> **INSTRUCTION**: Copy exactly, leaving out every image, the lines from the one with "Convert this chart" through the one with "ax = fig.add_axes([176", inclusive.

[start RECORDS FOR THE TASK]

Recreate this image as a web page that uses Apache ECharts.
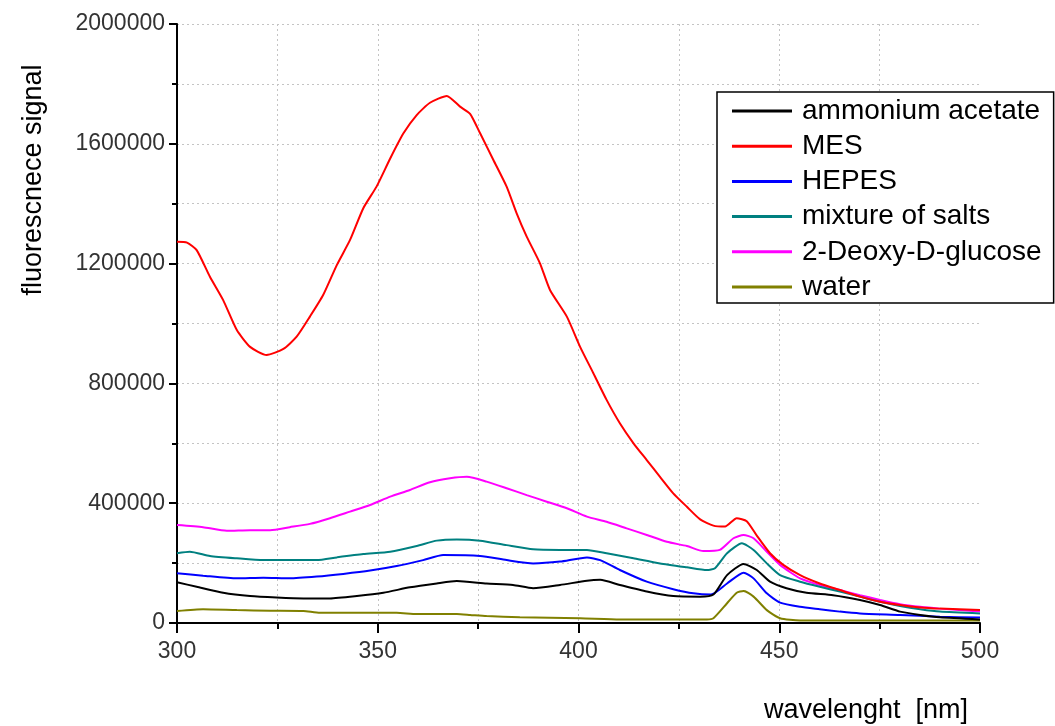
<!DOCTYPE html>
<html>
<head>
<meta charset="utf-8">
<script src="https://cdn.jsdelivr.net/npm/echarts@6/dist/echarts.min.js"></script>
<style>
html,body{margin:0;padding:0;background:#fff;}
#chart{width:1055px;height:726px;}
</style>
</head>
<body>
<div id="chart"></div>
<script>
// ---- data (wavelength in nm, fluorescence signal) ----
const seriesNames = ["ammonium acetate","MES","HEPES","mixture of salts","2-Deoxy-D-glucose","water"];

const wlAmmonium = [300,304.9,311.5,318.2,324.8,331.5,338.1,344.8,351.4,358,364.7,369.7,377.1,383.7,388.7,395.4,402.1,405.4,410.3,417,423.6,430.3,433.6,437,441.1,444.4,447.7,451.8,456.8,463.4,470.1,475.1,480.1,485.1,490,500];
const valAmmonium = [136000,121000,101000,90000,85000,82000,82000,90000,101000,119000,132000,140000,132000,127000,116000,127000,141000,144000,127000,105000,90000,88000,95000,160000,197000,177000,138000,116000,101000,93000,77000,60000,38000,27000,19000,12000];

const wlMES = [300,302.5,304.9,308.2,311.5,314.9,318.2,322.3,326.5,329.8,333.1,336.4,339.8,343.1,346.4,349.7,353.1,356.4,359.7,363,367.2,370.5,373,375.5,378.8,382.1,384.6,387.1,390.4,392.9,397.1,400.4,403.7,407,410.3,413.7,417,420.3,423.6,427,430.3,433.6,436.5,439.4,441.9,444.4,447.7,451,455.2,460.1,465.1,470.1,475.1,480.1,485.1,490,500];
const valMES = [1273000,1270000,1245000,1156000,1078000,978000,922000,895000,915000,956000,1023000,1095000,1195000,1279000,1385000,1457000,1551000,1635000,1696000,1737000,1760000,1724000,1700000,1635000,1546000,1457000,1368000,1290000,1201000,1112000,1023000,922000,834000,745000,667000,600000,544000,488000,433000,388000,346000,325000,322000,350000,340000,292000,233000,194000,160000,132000,110000,88000,71000,60000,52000,48000,43000];

const wlHEPES = [300,306.5,314.9,321.5,328.1,334.8,341.4,348.1,354.7,361.3,366.3,375.5,382.1,388.7,395.4,402.1,405.4,410.3,417,423.6,428.6,433,437,441.1,443.6,446.9,450.2,455.2,460.1,465.1,470.1,480.1,490,500];
const valHEPES = [166000,158000,149000,151000,149000,155000,164000,175000,190000,210000,227000,224000,210000,199000,205000,219000,210000,177000,138000,113000,99000,95000,132000,168000,149000,99000,68000,54000,46000,38000,32000,27000,21000,18000];

const wlSalts = [300,303.2,308.2,314.9,321.5,328.1,334.8,339.8,346.4,353.1,359.7,364.7,369.7,375.5,382.1,388.7,395.4,402.1,407,413.7,420.3,427,432,434,437,440.7,443.6,446.9,450.2,455.2,460.1,465.1,470.1,475.1,480.1,485.1,490,500];
const valSalts = [233000,238000,224000,216000,210000,210000,210000,219000,230000,238000,257000,275000,279000,275000,260000,246000,244000,244000,233000,216000,199000,186000,177000,183000,233000,266000,244000,199000,160000,138000,121000,105000,88000,71000,57000,46000,38000,32000];

const wlDeoxy = [300,306.5,312.4,318.2,323.2,328.1,333.1,338.1,343.1,348.1,353.1,358,363,368,372.2,377.1,382.1,387.1,392.1,397.1,402.1,407,412,417,422,427,431.1,435.2,438.6,441.1,443.6,446.9,450.2,455.2,460.1,465.1,470.1,475.1,480.1,485.1,490,500];
const valDeoxy = [327000,320000,308000,310000,310000,320000,331000,350000,372000,394000,422000,444000,470000,483000,488000,472000,450000,427000,405000,383000,355000,338000,316000,294000,271000,257000,240000,244000,283000,294000,283000,238000,194000,149000,127000,110000,93000,77000,63000,54000,48000,38000];

const wlWater = [300,306.5,314.9,323.2,331.5,335.6,344.8,354.7,359.7,369.7,373,377.1,385.4,400.4,410.3,432,433.6,437,439.4,441.1,443.6,446.9,450.2,455.2,470.1,485.1,500];
const valWater = [40000,46000,43000,41000,40000,34000,34000,34000,30000,30000,27000,23000,19000,16000,12000,12000,16000,66000,101000,107000,88000,43000,16000,8000,8000,8000,8000];

const xTicks = {min:300, max:500, interval:50};
const yTicks = {min:0, max:2000000, interval:400000};

const colors = ["#000000","#ff0000","#0000ff","#008080","#ff00ff","#808000"];
const wls = [wlAmmonium, wlMES, wlHEPES, wlSalts, wlDeoxy, wlWater];
const vals = [valAmmonium, valMES, valHEPES, valSalts, valDeoxy, valWater];

const pair = (xs, ys) => xs.map((x, i) => [x, ys[i]]);

const gridStyle = {show:true, showMaxLine:false, lineStyle:{color:"#c4c4c4", type:[2,3], width:1}};
const gridStyleY = {show:true, lineStyle:{color:"#c4c4c4", type:[2,3], width:1}};

const chart = echarts.init(document.getElementById('chart'), null, {renderer:'canvas'});
chart.setOption({
  animation:false,
  backgroundColor:"#ffffff",
  grid:{left:177, right:75, top:24, bottom:103, containLabel:false},
  xAxis:{
    type:'value', min:xTicks.min, max:xTicks.max, interval:xTicks.interval,
    axisLine:{show:true, lineStyle:{color:'#000', width:2}},
    axisTick:{show:true, inside:false, length:10, lineStyle:{color:'#000', width:2}},
    minorTick:{show:true, splitNumber:2, length:6, lineStyle:{color:'#000', width:2}},
    splitLine:gridStyle,
    minorSplitLine:gridStyle,
    axisLabel:{color:'#333', fontFamily:'Liberation Sans', fontSize:23, margin:17, formatter:(v)=>String(v)}
  },
  yAxis:{
    type:'value', min:yTicks.min, max:yTicks.max, interval:yTicks.interval,
    axisLine:{show:true, lineStyle:{color:'#000', width:2}},
    axisTick:{show:true, inside:false, length:8, lineStyle:{color:'#000', width:2}},
    minorTick:{show:true, splitNumber:2, length:5, lineStyle:{color:'#000', width:2}},
    splitLine:gridStyleY,
    minorSplitLine:gridStyleY,
    axisLabel:{color:'#333', fontFamily:'Liberation Sans', fontSize:23, margin:12, formatter:(v)=>String(v)}
  },
  legend:{
    orient:'vertical', left:717, top:92,
    padding:[5,12,2,15],
    borderColor:'#000', borderWidth:1.5, backgroundColor:'#fff',
    itemWidth:60, itemHeight:3, itemGap:7.2,
    icon:'rect',
    textStyle:{color:'#000', fontFamily:'Liberation Sans', fontSize:28, lineHeight:28, padding:[0,0,0,5]},
    data:seriesNames
  },
  graphic:[
    {type:'text', x:34, y:180, rotation:Math.PI/2,
     style:{text:'fluorescnece signal', fill:'#000', font:'27px "Liberation Sans"', align:'center', verticalAlign:'middle'}},
    {type:'text', x:968, y:711,
     style:{text:'wavelenght  [nm]', fill:'#000', font:'27px "Liberation Sans"', align:'right', verticalAlign:'middle'}}
  ],
  series: seriesNames.map((name, k) => ({
    name:name, type:'line', data:pair(wls[k], vals[k]),
    showSymbol:false, symbol:'none', smooth:0.2,
    color:colors[k],
    lineStyle:{color:colors[k], width:2},
    z: 10 - k
  }))
});
</script>
</body>
</html>
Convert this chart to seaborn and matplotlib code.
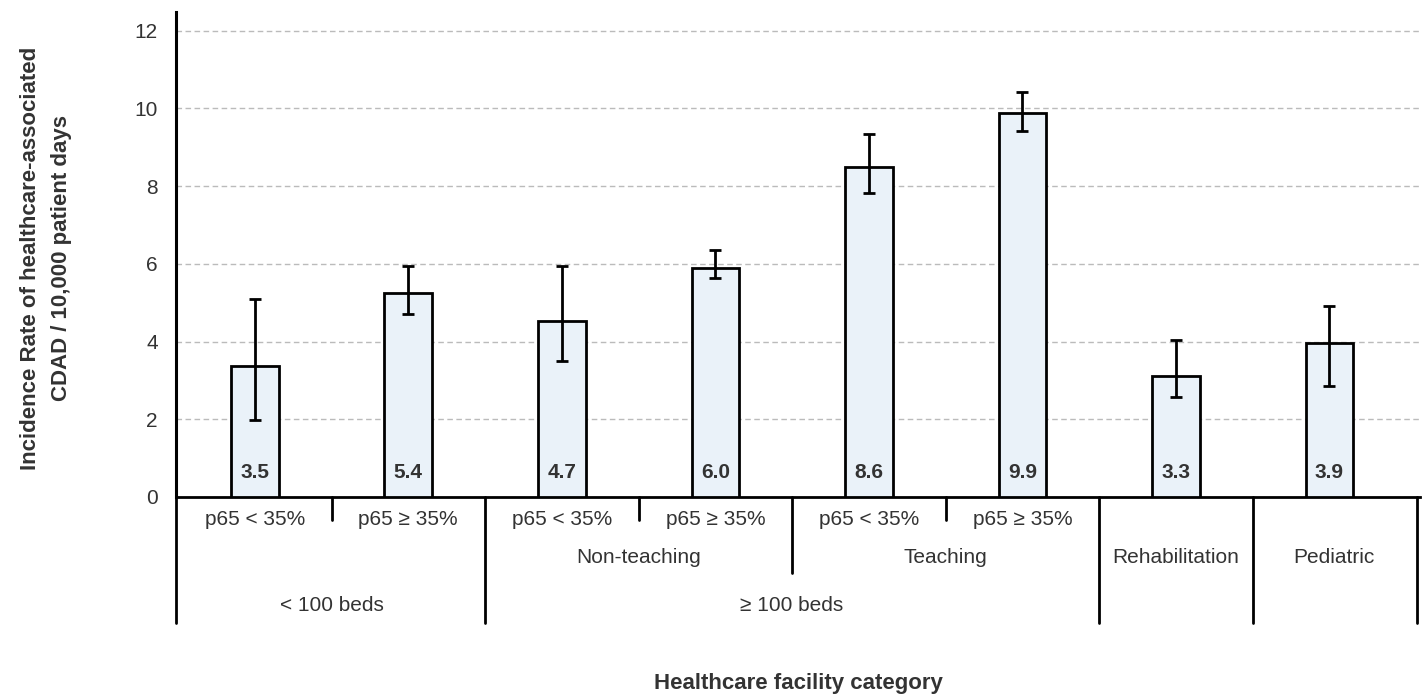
import matplotlib
matplotlib.use("Agg")
import matplotlib.pyplot as plt
import seaborn as sns
import pandas as pd
import numpy as np

# ---- data ----
categories = ["<100 beds, p65<35%", "<100 beds, p65>=35%",
              "Non-teaching, p65<35%", "Non-teaching, p65>=35%",
              "Teaching, p65<35%", "Teaching, p65>=35%",
              "Rehabilitation", "Pediatric"]
rates = [3.36, 5.26, 4.52, 5.90, 8.50, 9.88, 3.12, 3.97]
ci_low = [1.99, 4.72, 3.49, 5.63, 7.82, 9.43, 2.58, 2.86]
ci_high = [5.10, 5.94, 5.94, 6.35, 9.34, 10.43, 4.03, 4.91]
value_labels = ["3.5", "5.4", "4.7", "6.0", "8.6", "9.9", "3.3", "3.9"]

row1_labels = ["p65 < 35%", "p65 \u2265 35%", "p65 < 35%", "p65 \u2265 35%",
               "p65 < 35%", "p65 \u2265 35%"]
row2_labels = ["Non-teaching", "Teaching", "Rehabilitation", "Pediatric"]
row3_labels = ["< 100 beds", "\u2265 100 beds"]
yticks = [0, 2, 4, 6, 8, 10, 12]

sns.set_style("white")
plt.rcParams["font.family"] = ["Liberation Sans", "DejaVu Sans"]

df = pd.DataFrame({"category": categories, "rate": rates})

fig = plt.figure(figsize=(14.22, 6.96), dpi=100)
ax = fig.add_axes([176 / 1422, 199 / 696, 1244 / 1422, 485 / 696])

sns.barplot(data=df, x="category", y="rate", order=categories, ax=ax,
            color="#EAF2F9", edgecolor="black", linewidth=2, width=0.31,
            saturation=1, errorbar=None, zorder=3)

xpos = np.arange(len(categories))
rates_arr = np.array(rates)
yerr = np.vstack([rates_arr - np.array(ci_low), np.array(ci_high) - rates_arr])
ax.errorbar(xpos, rates_arr, yerr=yerr, fmt="none", ecolor="black",
            elinewidth=2, capsize=4.5, capthick=2, zorder=4)

for x, lab in zip(xpos, value_labels):
    ax.text(x, 0.62, lab, ha="center", va="center", fontsize=15,
            fontweight="bold", color="#333333", zorder=5)

ax.set_xlim(-0.513, 7.59)
ax.set_ylim(0, 12.48)
ax.set_yticks(yticks)
ax.set_yticklabels([str(t) for t in yticks], fontsize=15, color="#333333")
ax.tick_params(axis="y", length=0, pad=13)
ax.set_xticks([])
ax.set_xlabel("")
ax.set_ylabel("")
ax.yaxis.grid(True, linestyle=(0, (4, 2.5)), color="#BBBBBB", linewidth=1, zorder=0)
ax.set_axisbelow(True)
for s in ["top", "right"]:
    ax.spines[s].set_visible(False)
ax.spines["left"].set_linewidth(2.2)
ax.spines["bottom"].set_linewidth(2)
ax.spines["left"].set_color("black")
ax.spines["bottom"].set_color("black")

# ---- hierarchical category table below the axis ----
trans = ax.get_xaxis_transform()
y_short = -0.048
y_mid = -0.157
y_full = -0.26
line_kw = dict(color="black", linewidth=2, transform=trans, clip_on=False)
for bx in [-0.513, 1.5, 5.5, 6.5, 7.57]:
    ax.plot([bx, bx], [0, y_full], **line_kw)
ax.plot([3.5, 3.5], [0, y_mid], **line_kw)
for bx in [0.5, 2.5, 4.5]:
    ax.plot([bx, bx], [0, y_short], **line_kw)

txt_kw = dict(ha="center", va="center", fontsize=15, color="#333333",
              transform=trans, clip_on=False)
for x, lab in zip(range(6), row1_labels):
    ax.text(x, -0.047, lab, **txt_kw)
for x, lab in zip([2.5, 4.5, 6.0, 7.03], row2_labels):
    ax.text(x, -0.124, lab, **txt_kw)
for x, lab in zip([0.5, 3.5], row3_labels):
    ax.text(x, -0.223, lab, **txt_kw)

fig.text(46 / 1422, 1 - 258 / 696,
         "Incidence Rate of healthcare-associated\nCDAD / 10,000 patient days",
         rotation=90, ha="center", va="center", multialignment="center",
         fontsize=16, fontweight="bold", color="#333333", linespacing=1.6)

fig.text(798 / 1422, 1 - 683 / 696, "Healthcare facility category",
         ha="center", va="center", fontsize=16, fontweight="bold", color="#333333")

fig.savefig("out.png", dpi=100)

[end RECORDS FOR THE TASK]

> **RESULT FOR THIS TASK**:
Convert this chart to seaborn and matplotlib code.
import matplotlib
matplotlib.use("Agg")
import matplotlib.pyplot as plt
import seaborn as sns
import pandas as pd
import numpy as np

# ---- data ----
categories = ["<100 beds, p65<35%", "<100 beds, p65>=35%",
              "Non-teaching, p65<35%", "Non-teaching, p65>=35%",
              "Teaching, p65<35%", "Teaching, p65>=35%",
              "Rehabilitation", "Pediatric"]
rates = [3.36, 5.26, 4.52, 5.90, 8.50, 9.88, 3.12, 3.97]
ci_low = [1.99, 4.72, 3.49, 5.63, 7.82, 9.43, 2.58, 2.86]
ci_high = [5.10, 5.94, 5.94, 6.35, 9.34, 10.43, 4.03, 4.91]
value_labels = ["3.5", "5.4", "4.7", "6.0", "8.6", "9.9", "3.3", "3.9"]

row1_labels = ["p65 < 35%", "p65 \u2265 35%", "p65 < 35%", "p65 \u2265 35%",
               "p65 < 35%", "p65 \u2265 35%"]
row2_labels = ["Non-teaching", "Teaching", "Rehabilitation", "Pediatric"]
row3_labels = ["< 100 beds", "\u2265 100 beds"]
yticks = [0, 2, 4, 6, 8, 10, 12]

sns.set_style("white")
plt.rcParams["font.family"] = ["Liberation Sans", "DejaVu Sans"]

df = pd.DataFrame({"category": categories, "rate": rates})

fig = plt.figure(figsize=(14.22, 6.96), dpi=100)
ax = fig.add_axes([176 / 1422, 199 / 696, 1244 / 1422, 485 / 696])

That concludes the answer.